Required work
Copy the records below exactly, leaving out every picture.

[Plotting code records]

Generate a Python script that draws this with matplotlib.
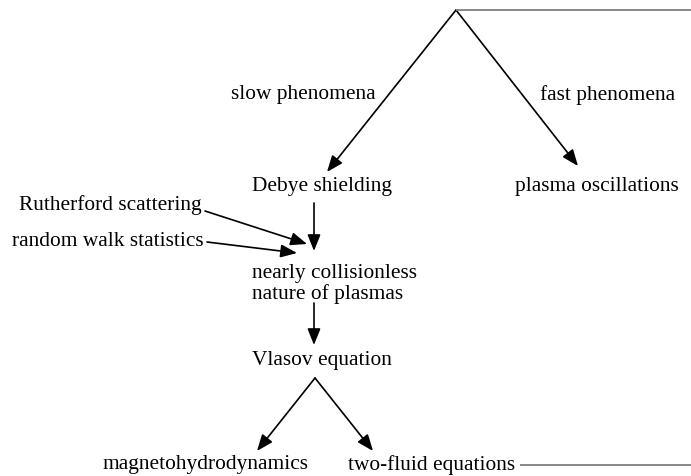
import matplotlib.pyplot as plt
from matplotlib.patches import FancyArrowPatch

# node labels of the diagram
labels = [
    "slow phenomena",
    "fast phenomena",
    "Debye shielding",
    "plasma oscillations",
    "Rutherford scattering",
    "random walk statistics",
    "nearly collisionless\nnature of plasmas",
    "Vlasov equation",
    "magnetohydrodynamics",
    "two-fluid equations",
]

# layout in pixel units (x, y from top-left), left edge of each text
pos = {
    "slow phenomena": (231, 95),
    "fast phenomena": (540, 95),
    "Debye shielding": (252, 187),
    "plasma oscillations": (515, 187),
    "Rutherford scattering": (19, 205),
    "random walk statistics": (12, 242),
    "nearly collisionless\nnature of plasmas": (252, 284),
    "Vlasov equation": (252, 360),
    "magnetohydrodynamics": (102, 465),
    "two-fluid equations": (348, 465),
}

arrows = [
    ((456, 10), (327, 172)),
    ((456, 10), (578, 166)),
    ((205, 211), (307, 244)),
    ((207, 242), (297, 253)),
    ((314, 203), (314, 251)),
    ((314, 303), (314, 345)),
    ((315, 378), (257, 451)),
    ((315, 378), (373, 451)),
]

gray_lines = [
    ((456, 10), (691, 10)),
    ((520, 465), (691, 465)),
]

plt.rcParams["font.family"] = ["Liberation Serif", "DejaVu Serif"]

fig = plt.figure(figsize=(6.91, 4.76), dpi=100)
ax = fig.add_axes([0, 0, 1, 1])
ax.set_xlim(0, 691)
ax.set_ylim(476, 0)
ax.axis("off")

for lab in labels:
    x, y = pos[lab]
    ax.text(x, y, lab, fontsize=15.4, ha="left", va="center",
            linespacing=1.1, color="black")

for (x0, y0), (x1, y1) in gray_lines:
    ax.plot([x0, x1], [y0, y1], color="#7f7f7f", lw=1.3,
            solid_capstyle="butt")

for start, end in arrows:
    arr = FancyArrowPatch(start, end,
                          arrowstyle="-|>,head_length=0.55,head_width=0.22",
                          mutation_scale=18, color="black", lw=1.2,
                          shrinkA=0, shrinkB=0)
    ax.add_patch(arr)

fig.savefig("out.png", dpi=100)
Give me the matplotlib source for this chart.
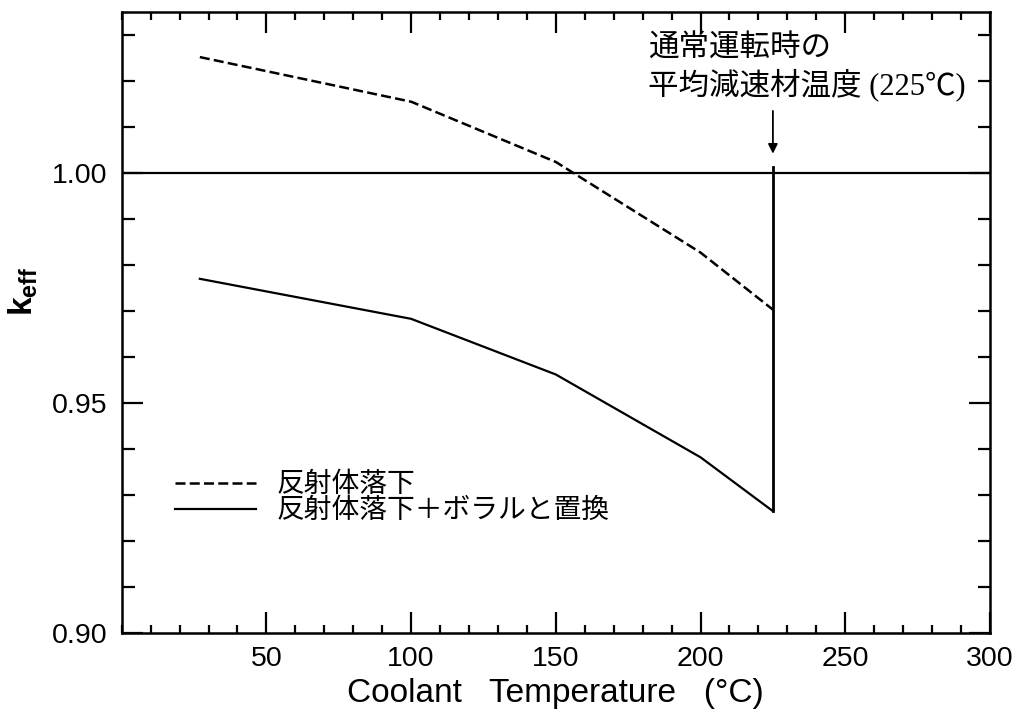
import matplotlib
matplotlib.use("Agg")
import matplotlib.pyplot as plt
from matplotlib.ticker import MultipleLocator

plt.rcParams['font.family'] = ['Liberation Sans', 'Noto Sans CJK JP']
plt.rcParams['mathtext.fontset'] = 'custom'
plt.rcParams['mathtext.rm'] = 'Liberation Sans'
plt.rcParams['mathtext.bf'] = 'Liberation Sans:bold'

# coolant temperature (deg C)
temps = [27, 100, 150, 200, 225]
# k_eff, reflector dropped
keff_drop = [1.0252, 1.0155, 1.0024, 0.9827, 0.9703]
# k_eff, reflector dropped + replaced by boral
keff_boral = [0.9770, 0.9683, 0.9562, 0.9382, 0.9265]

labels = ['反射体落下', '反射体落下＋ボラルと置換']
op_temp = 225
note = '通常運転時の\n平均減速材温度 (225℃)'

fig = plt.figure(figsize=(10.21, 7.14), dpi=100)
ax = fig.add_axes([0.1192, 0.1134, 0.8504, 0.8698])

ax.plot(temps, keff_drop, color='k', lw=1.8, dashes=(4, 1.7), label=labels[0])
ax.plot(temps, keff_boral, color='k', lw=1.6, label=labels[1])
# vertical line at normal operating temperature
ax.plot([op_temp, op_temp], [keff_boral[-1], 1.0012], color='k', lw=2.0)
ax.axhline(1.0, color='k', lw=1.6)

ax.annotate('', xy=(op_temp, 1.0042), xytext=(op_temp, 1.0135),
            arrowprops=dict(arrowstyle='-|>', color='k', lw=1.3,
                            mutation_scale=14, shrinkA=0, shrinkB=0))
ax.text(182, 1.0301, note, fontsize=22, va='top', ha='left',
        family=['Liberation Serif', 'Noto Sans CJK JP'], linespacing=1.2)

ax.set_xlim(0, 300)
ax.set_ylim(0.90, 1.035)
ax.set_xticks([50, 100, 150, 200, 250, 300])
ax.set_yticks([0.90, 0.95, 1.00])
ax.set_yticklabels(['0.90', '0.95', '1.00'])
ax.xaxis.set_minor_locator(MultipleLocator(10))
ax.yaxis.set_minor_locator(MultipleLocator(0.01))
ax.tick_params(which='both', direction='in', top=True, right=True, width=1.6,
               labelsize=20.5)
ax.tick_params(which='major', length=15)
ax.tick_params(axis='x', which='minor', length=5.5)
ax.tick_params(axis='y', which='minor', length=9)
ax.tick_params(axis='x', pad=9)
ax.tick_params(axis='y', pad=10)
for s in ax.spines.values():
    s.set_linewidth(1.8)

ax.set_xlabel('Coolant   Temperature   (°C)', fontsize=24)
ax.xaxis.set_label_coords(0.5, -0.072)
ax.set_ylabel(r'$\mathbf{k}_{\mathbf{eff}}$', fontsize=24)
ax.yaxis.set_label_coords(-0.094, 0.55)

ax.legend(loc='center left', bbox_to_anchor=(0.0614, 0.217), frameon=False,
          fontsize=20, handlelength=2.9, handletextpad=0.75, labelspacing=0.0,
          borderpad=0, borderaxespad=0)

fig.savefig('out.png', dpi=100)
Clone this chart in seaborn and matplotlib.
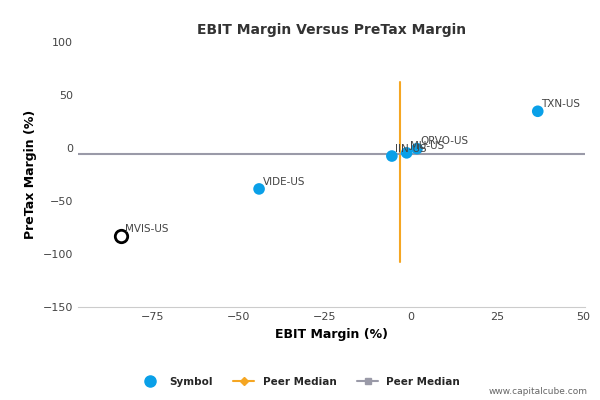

Solution to this task
Generate a Python script that draws this with matplotlib.
import matplotlib.pyplot as plt
from matplotlib.patches import FancyArrowPatch

# node labels of the diagram
labels = [
    "slow phenomena",
    "fast phenomena",
    "Debye shielding",
    "plasma oscillations",
    "Rutherford scattering",
    "random walk statistics",
    "nearly collisionless\nnature of plasmas",
    "Vlasov equation",
    "magnetohydrodynamics",
    "two-fluid equations",
]

# layout in pixel units (x, y from top-left), left edge of each text
pos = {
    "slow phenomena": (231, 95),
    "fast phenomena": (540, 95),
    "Debye shielding": (252, 187),
    "plasma oscillations": (515, 187),
    "Rutherford scattering": (19, 205),
    "random walk statistics": (12, 242),
    "nearly collisionless\nnature of plasmas": (252, 284),
    "Vlasov equation": (252, 360),
    "magnetohydrodynamics": (102, 465),
    "two-fluid equations": (348, 465),
}

arrows = [
    ((456, 10), (327, 172)),
    ((456, 10), (578, 166)),
    ((205, 211), (307, 244)),
    ((207, 242), (297, 253)),
    ((314, 203), (314, 251)),
    ((314, 303), (314, 345)),
    ((315, 378), (257, 451)),
    ((315, 378), (373, 451)),
]

gray_lines = [
    ((456, 10), (691, 10)),
    ((520, 465), (691, 465)),
]

plt.rcParams["font.family"] = ["Liberation Serif", "DejaVu Serif"]

fig = plt.figure(figsize=(6.91, 4.76), dpi=100)
ax = fig.add_axes([0, 0, 1, 1])
ax.set_xlim(0, 691)
ax.set_ylim(476, 0)
ax.axis("off")

for lab in labels:
    x, y = pos[lab]
    ax.text(x, y, lab, fontsize=15.4, ha="left", va="center",
            linespacing=1.1, color="black")

for (x0, y0), (x1, y1) in gray_lines:
    ax.plot([x0, x1], [y0, y1], color="#7f7f7f", lw=1.3,
            solid_capstyle="butt")

for start, end in arrows:
    arr = FancyArrowPatch(start, end,
                          arrowstyle="-|>,head_length=0.55,head_width=0.22",
                          mutation_scale=18, color="black", lw=1.2,
                          shrinkA=0, shrinkB=0)
    ax.add_patch(arr)

fig.savefig("out.png", dpi=100)
Give me the matplotlib source for this chart.
import matplotlib
matplotlib.use("Agg")
import matplotlib.pyplot as plt
from matplotlib.ticker import MultipleLocator

plt.rcParams['font.family'] = ['Liberation Sans', 'Noto Sans CJK JP']
plt.rcParams['mathtext.fontset'] = 'custom'
plt.rcParams['mathtext.rm'] = 'Liberation Sans'
plt.rcParams['mathtext.bf'] = 'Liberation Sans:bold'

# coolant temperature (deg C)
temps = [27, 100, 150, 200, 225]
# k_eff, reflector dropped
keff_drop = [1.0252, 1.0155, 1.0024, 0.9827, 0.9703]
# k_eff, reflector dropped + replaced by boral
keff_boral = [0.9770, 0.9683, 0.9562, 0.9382, 0.9265]

labels = ['反射体落下', '反射体落下＋ボラルと置換']
op_temp = 225
note = '通常運転時の\n平均減速材温度 (225℃)'

fig = plt.figure(figsize=(10.21, 7.14), dpi=100)
ax = fig.add_axes([0.1192, 0.1134, 0.8504, 0.8698])

ax.plot(temps, keff_drop, color='k', lw=1.8, dashes=(4, 1.7), label=labels[0])
ax.plot(temps, keff_boral, color='k', lw=1.6, label=labels[1])
# vertical line at normal operating temperature
ax.plot([op_temp, op_temp], [keff_boral[-1], 1.0012], color='k', lw=2.0)
ax.axhline(1.0, color='k', lw=1.6)

ax.annotate('', xy=(op_temp, 1.0042), xytext=(op_temp, 1.0135),
            arrowprops=dict(arrowstyle='-|>', color='k', lw=1.3,
                            mutation_scale=14, shrinkA=0, shrinkB=0))
ax.text(182, 1.0301, note, fontsize=22, va='top', ha='left',
        family=['Liberation Serif', 'Noto Sans CJK JP'], linespacing=1.2)

ax.set_xlim(0, 300)
ax.set_ylim(0.90, 1.035)
ax.set_xticks([50, 100, 150, 200, 250, 300])
ax.set_yticks([0.90, 0.95, 1.00])
ax.set_yticklabels(['0.90', '0.95', '1.00'])
ax.xaxis.set_minor_locator(MultipleLocator(10))
ax.yaxis.set_minor_locator(MultipleLocator(0.01))
ax.tick_params(which='both', direction='in', top=True, right=True, width=1.6,
               labelsize=20.5)
ax.tick_params(which='major', length=15)
ax.tick_params(axis='x', which='minor', length=5.5)
ax.tick_params(axis='y', which='minor', length=9)
ax.tick_params(axis='x', pad=9)
ax.tick_params(axis='y', pad=10)
for s in ax.spines.values():
    s.set_linewidth(1.8)

ax.set_xlabel('Coolant   Temperature   (°C)', fontsize=24)
ax.xaxis.set_label_coords(0.5, -0.072)
ax.set_ylabel(r'$\mathbf{k}_{\mathbf{eff}}$', fontsize=24)
ax.yaxis.set_label_coords(-0.094, 0.55)

ax.legend(loc='center left', bbox_to_anchor=(0.0614, 0.217), frameon=False,
          fontsize=20, handlelength=2.9, handletextpad=0.75, labelspacing=0.0,
          borderpad=0, borderaxespad=0)

fig.savefig('out.png', dpi=100)
Clone this chart in seaborn and matplotlib.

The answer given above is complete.